Shadowed by industrial buildings, defaced by graffiti, Vienna’s Donaukanal is hardly its most picturesque sight. But it’s definitely its coolest.
“In Vienna,” my friend Hans tells me, “everything is beautiful. Well, almost everything.”
In a city of Hapsburg palaces and Gothic cathedrals, there are few outright ugly spots. But the Danube Canal – separating the hectic traffic junction of Schwedenzplatz from the dull office buildings that line the southern end of Leopoldstadt – might come close. Yet in spite of – or perhaps because of – its mildly gritty character, the Donaukanal is home to some of Vienna’s most riotous nightlife.

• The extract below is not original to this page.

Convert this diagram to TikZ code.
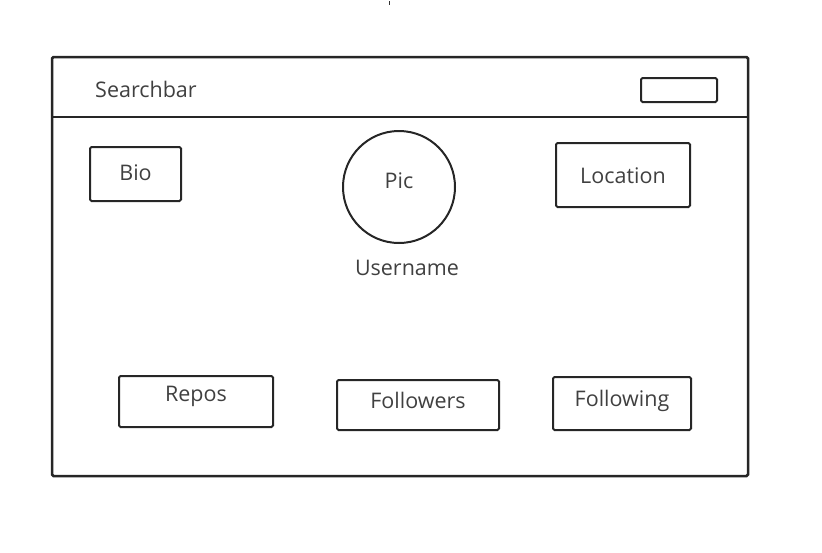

On the Badeschiff (bathing ship), revelers can swim and sunbathe by the pool all day, rave to electronic music all night. On the Leopoldstadt side of the canal, bland high-rises have reconfigured their roofs as panoramic cocktail bars. The hyper-modern Sofitel Hotel has transformed its roof into a neon glass box, shooting different colors into the glassy night sky. And on the canal itself, several patches of sand have been transformed into chilly “Beach Bars”: one, the “Tel-Aviv,” offers Israeli pop beats and “chillout culture” on the southern outskirts of Vienna’s historic Jewish area.
Not that many locals welcome the change. Graffiti scrawled on the canal banks includes several colorful obscenities launched at the wave of “hipster” developers, and recent canalside developments – among them the SEG building – have been “paint-bombed”.
“Against gentrification!” the protest graffiti reads. “Our city remains dirty!”